By Tim Radford, Climate News NetworkThis Creative Commons licensed piece first appeared at Climate News Network.

LONDON — The polar bears of the Canadian Arctic — at present they make their home in the nation’s huge, frozen archipelago — face starvation and reproductive failure by the close of this century.

New research in the Public Library of Science Journal PLOS One confirms that the continuing loss of sea ice in the Arctic ocean puts pressures on the region’s most iconic predator. By 2100, polar bears in the high Arctic may have to endure between two and five months without access to any sea ice.

Ursus maritimus has evolved under harsh circumstances, can swim huge distances, and can survive long periods without eating. However, it can only do so if it has been able to build up energy reserves and to do this, the bear needs access to a rich source of fat and calories.

So it hunts seals, and to hunt seals, it must be able to get onto the sea ice. The ice is where it hunts, where it mates and where it migrates.

No ice, no seals

Stephen Hamilton of the University of Alberta and colleagues used climate models to work out the likely pattern of sea ice in the Canadian Arctic during the rest of the century. The Canadian archipelago is home to at least seven populations of polar bear, a species already declared vulnerable.

Researchers have measured a steady shrinking of the north polar ice sheet over the last 30 years and have also found that the remaining sea ice is becoming thinner. By mid-century, according to some researchers, the Arctic could be navigable one summer in two.

This is not likely to be good news for an animal that needs the ice to hunt to gain fat and to provide the energy for the next breeding cycle. Hamilton and colleagues put their message bleakly:  “Under business-as-usual climate projections, polar bears may face starvation and reproductive failure across the entire Archipelago by the year 2100.”

“By 2100 all regions of the study area may cross the critical point-of-no-return”

This may not mean the end of the species, but there are only 19 populations of polar bears in the world, and the seven populations that hunt or den in the Canadian Arctic Archipelago make up probably a quarter of all the planet’s polar bears, even though the Canadian islands make up less than 10% of the polar bear’s range. So what happens in the Canadian Arctic could be critical.

What seems to govern polar bear behaviour is the concentration of sea ice: if the concentration falls below between 30 to 50%, the bears abandon the ice and move ashore to await the return of winter. The longer the bears stay ashore, the briefer the access to seal blubber.

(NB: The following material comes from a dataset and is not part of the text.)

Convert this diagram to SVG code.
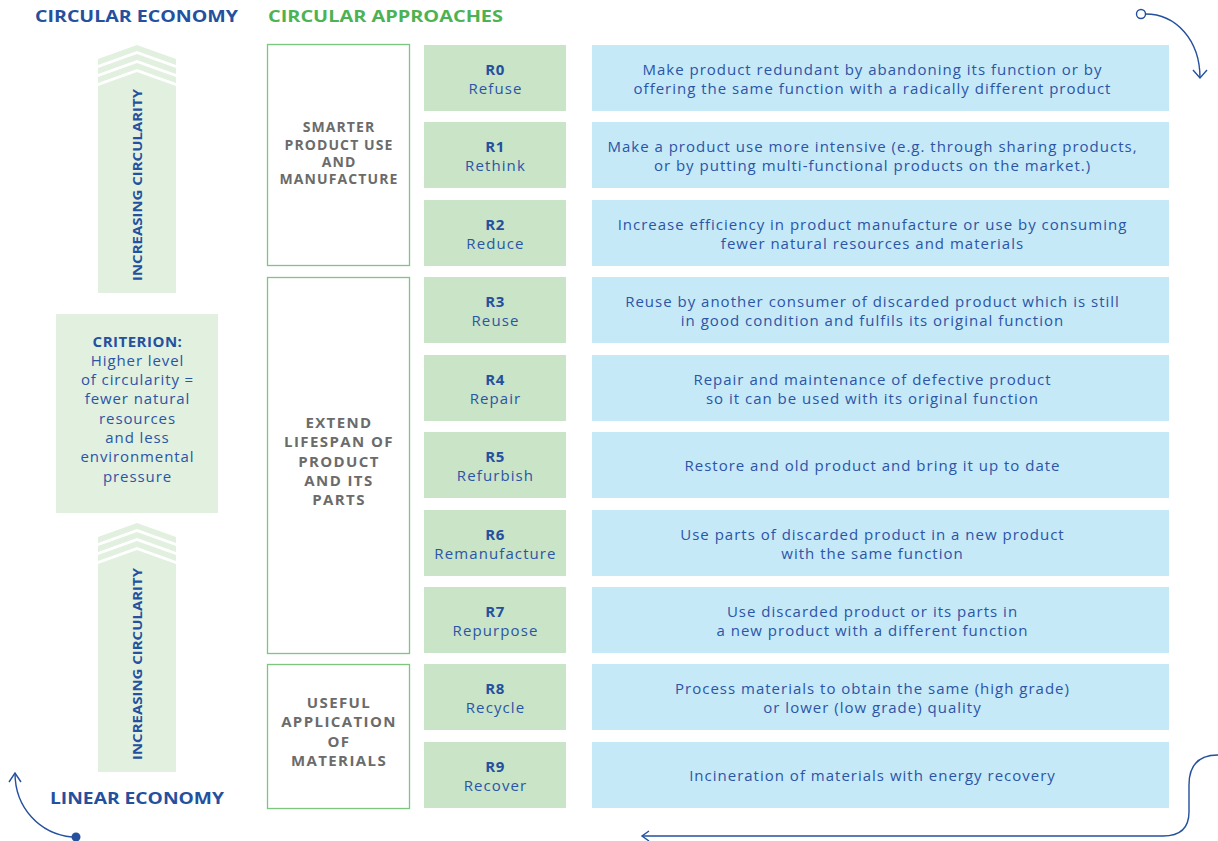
<svg xmlns="http://www.w3.org/2000/svg" width="1218" height="841" viewBox="0 0 1218 841">
<style>
.hd{font-family:"Open Sans","Liberation Sans",sans-serif;font-weight:700;font-size:16.5px}
.blue{fill:#24509e}
.green{fill:#4db352}
.vt{font-family:"Open Sans","Liberation Sans",sans-serif;font-weight:700;font-size:13px;fill:#24509e}
.chev{fill:#e1f0df}
.crit{font-family:"Open Sans","Liberation Sans",sans-serif;font-size:15px;letter-spacing:0.9px;fill:#2b55a6;text-anchor:middle}
.cat{fill:#fff;stroke:#7cc77e;stroke-width:1.3}
.catt{font-family:"Open Sans","Liberation Sans",sans-serif;font-weight:700;font-size:14px;letter-spacing:1.1px;fill:#6b6b6b;text-anchor:middle}
.catl{font-size:15px;letter-spacing:1.4px}
.rbox{fill:#c9e4c7}
.rid{font-family:"Open Sans","Liberation Sans",sans-serif;font-weight:700;font-size:15px;letter-spacing:0.5px;fill:#24509e;text-anchor:middle}
.rnm{font-family:"Open Sans","Liberation Sans",sans-serif;font-size:15px;letter-spacing:1.1px;fill:#2b55a6;text-anchor:middle}
.dbox{fill:#c6e9f8}
.dt{font-family:"Open Sans","Liberation Sans",sans-serif;font-size:15px;letter-spacing:1px;fill:#2b55a6;text-anchor:middle}
.conn{fill:none;stroke:#24509e;stroke-width:1.4}
</style>

<!-- headers -->
<g id="header-circular-economy"><text class="hd blue" x="35" y="22" textLength="203" lengthAdjust="spacingAndGlyphs">CIRCULAR ECONOMY</text></g>
<g id="header-circular-approaches"><text class="hd green" x="268" y="22" textLength="235" lengthAdjust="spacingAndGlyphs">CIRCULAR APPROACHES</text></g>
<g id="header-linear-economy"><text class="hd blue" x="50" y="804" textLength="174" lengthAdjust="spacingAndGlyphs">LINEAR ECONOMY</text></g>

<!-- top increasing arrow -->
<g id="arrow-top">
<polygon class="chev" points="98,59 137,45 176,59 176,65 137,51 98,65"/>
<polygon class="chev" points="98,68 137,54 176,68 176,74 137,60 98,74"/>
<polygon class="chev" points="98,77 137,63 176,77 176,83 137,69 98,83"/>
<polygon class="chev" points="98,86 137,72 176,86 176,293 98,293"/>
<text class="vt" transform="translate(142,185) rotate(-90)" text-anchor="middle" textLength="192" lengthAdjust="spacingAndGlyphs">INCREASING CIRCULARITY</text>
</g>

<!-- bottom increasing arrow -->
<g id="arrow-bottom">
<polygon class="chev" points="98,537 137,523 176,537 176,543 137,529 98,543"/>
<polygon class="chev" points="98,546 137,532 176,546 176,552 137,538 98,552"/>
<polygon class="chev" points="98,555 137,541 176,555 176,561 137,547 98,561"/>
<polygon class="chev" points="98,564 137,550 176,564 176,772 98,772"/>
<text class="vt" transform="translate(142,664) rotate(-90)" text-anchor="middle" textLength="192" lengthAdjust="spacingAndGlyphs">INCREASING CIRCULARITY</text>
</g>

<!-- criterion -->
<g id="criterion">
<rect class="chev" x="56" y="314" width="162" height="199"/>
<text class="crit" x="137.5" y="347" style="font-weight:700;fill:#24509e;letter-spacing:0.5px">CRITERION:</text>
<text class="crit" x="137.5" y="366">Higher level</text>
<text class="crit" x="137.5" y="385">of circularity =</text>
<text class="crit" x="137.5" y="404">fewer natural</text>
<text class="crit" x="137.5" y="424">resources</text>
<text class="crit" x="137.5" y="443">and less</text>
<text class="crit" x="137.5" y="462">environmental</text>
<text class="crit" x="137.5" y="482">pressure</text>
</g>

<!-- categories -->
<g id="cat-smarter">
<rect class="cat" x="267.5" y="44.5" width="142" height="221"/>
<text class="catt" x="339" y="132">SMARTER</text>
<text class="catt" x="339" y="150">PRODUCT USE</text>
<text class="catt" x="339" y="167">AND</text>
<text class="catt" x="339" y="184">MANUFACTURE</text>
</g>
<g id="cat-extend">
<rect class="cat" x="267.5" y="277.5" width="142" height="376"/>
<text class="catt catl" x="339" y="428">EXTEND</text>
<text class="catt catl" x="339" y="447">LIFESPAN OF</text>
<text class="catt catl" x="339" y="467">PRODUCT</text>
<text class="catt catl" x="339" y="486">AND ITS</text>
<text class="catt catl" x="339" y="505">PARTS</text>
</g>
<g id="cat-useful">
<rect class="cat" x="267.5" y="664.5" width="142" height="144"/>
<text class="catt catl" x="339" y="708">USEFUL</text>
<text class="catt catl" x="339" y="727">APPLICATION</text>
<text class="catt catl" x="339" y="747">OF</text>
<text class="catt catl" x="339" y="766">MATERIALS</text>
</g>

<!-- R rows -->
<g id="r0"><rect class="rbox" x="424" y="45" width="142" height="66"/><text class="rid" x="495" y="75">R0</text><text class="rnm" x="495.5" y="94">Refuse</text>
<rect class="dbox" x="592" y="45" width="577" height="66"/><text class="dt" x="872.5" y="75">Make product redundant by abandoning its function or by</text><text class="dt" x="872.5" y="94">offering the same function with a radically different product</text></g>
<g id="r1"><rect class="rbox" x="424" y="122" width="142" height="66"/><text class="rid" x="495" y="152">R1</text><text class="rnm" x="495.5" y="171">Rethink</text>
<rect class="dbox" x="592" y="122" width="577" height="66"/><text class="dt" x="872.5" y="152">Make a product use more intensive (e.g. through sharing products,</text><text class="dt" x="872.5" y="171">or by putting multi-functional products on the market.)</text></g>
<g id="r2"><rect class="rbox" x="424" y="200" width="142" height="66"/><text class="rid" x="495" y="230">R2</text><text class="rnm" x="495.5" y="249">Reduce</text>
<rect class="dbox" x="592" y="200" width="577" height="66"/><text class="dt" x="872.5" y="230">Increase efficiency in product manufacture or use by consuming</text><text class="dt" x="872.5" y="249">fewer natural resources and materials</text></g>
<g id="r3"><rect class="rbox" x="424" y="277" width="142" height="66"/><text class="rid" x="495" y="307">R3</text><text class="rnm" x="495.5" y="326">Reuse</text>
<rect class="dbox" x="592" y="277" width="577" height="66"/><text class="dt" x="872.5" y="307">Reuse by another consumer of discarded product which is still</text><text class="dt" x="872.5" y="326">in good condition and fulfils its original function</text></g>
<g id="r4"><rect class="rbox" x="424" y="355" width="142" height="66"/><text class="rid" x="495" y="385">R4</text><text class="rnm" x="495.5" y="404">Repair</text>
<rect class="dbox" x="592" y="355" width="577" height="66"/><text class="dt" x="872.5" y="385">Repair and maintenance of defective product</text><text class="dt" x="872.5" y="404">so it can be used with its original function</text></g>
<g id="r5"><rect class="rbox" x="424" y="432" width="142" height="66"/><text class="rid" x="495" y="462">R5</text><text class="rnm" x="495.5" y="481">Refurbish</text>
<rect class="dbox" x="592" y="432" width="577" height="66"/><text class="dt" x="872.5" y="471">Restore and old product and bring it up to date</text></g>
<g id="r6"><rect class="rbox" x="424" y="510" width="142" height="66"/><text class="rid" x="495" y="540">R6</text><text class="rnm" x="495.5" y="559">Remanufacture</text>
<rect class="dbox" x="592" y="510" width="577" height="66"/><text class="dt" x="872.5" y="540">Use parts of discarded product in a new product</text><text class="dt" x="872.5" y="559">with the same function</text></g>
<g id="r7"><rect class="rbox" x="424" y="587" width="142" height="66"/><text class="rid" x="495" y="617">R7</text><text class="rnm" x="495.5" y="636">Repurpose</text>
<rect class="dbox" x="592" y="587" width="577" height="66"/><text class="dt" x="872.5" y="617">Use discarded product or its parts in</text><text class="dt" x="872.5" y="636">a new product with a different function</text></g>
<g id="r8"><rect class="rbox" x="424" y="664" width="142" height="66"/><text class="rid" x="495" y="694">R8</text><text class="rnm" x="495.5" y="713">Recycle</text>
<rect class="dbox" x="592" y="664" width="577" height="66"/><text class="dt" x="872.5" y="694">Process materials to obtain the same (high grade)</text><text class="dt" x="872.5" y="713">or lower (low grade) quality</text></g>
<g id="r9"><rect class="rbox" x="424" y="742" width="142" height="66"/><text class="rid" x="495" y="772">R9</text><text class="rnm" x="495.5" y="791">Recover</text>
<rect class="dbox" x="592" y="742" width="577" height="66"/><text class="dt" x="872.5" y="781">Incineration of materials with energy recovery</text></g>

<!-- connectors -->
<g id="connectors">
<circle cx="1141" cy="14" r="4.5" fill="#fff" stroke="#24509e" stroke-width="1.4"/>
<path class="conn" d="M1145.5,14 C1176,14 1200,40 1200,78"/>
<path class="conn" d="M1193,70 L1200,78 L1207,70"/>
<circle cx="76" cy="837" r="4.5" fill="#24509e"/>
<path class="conn" d="M72,837 C40,834 15,808 15,773"/>
<path class="conn" d="M9,782 L15,773 L21,782"/>
<path class="conn" d="M1218,755 C1200,755 1189,764 1189,785 L1189,812 C1189,828 1180,836 1163,836 L642,836"/>
<path class="conn" d="M649,831 L642,836 L649,841"/>
</g>
</svg>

At this point the extent of the ice-free period becomes critical. If the ice-free period lasts 120 days, two or three bears in every hundred could perish. If it lasts 180 days, then 20 out of 100 could starve. If the ice breaks up too early, between 55 and 100% of pregnant females could lose their cubs.

The scientists’ research is intended to help conservation programmes, but there may not be much future for the bears in the far north of Canada.

“By 2100 all regions of the study area may cross the critical point-of-no-return,” the authors say,  “putting the persistence of the Canadian Arctic Archipelago polar bear populations in jeopardy.”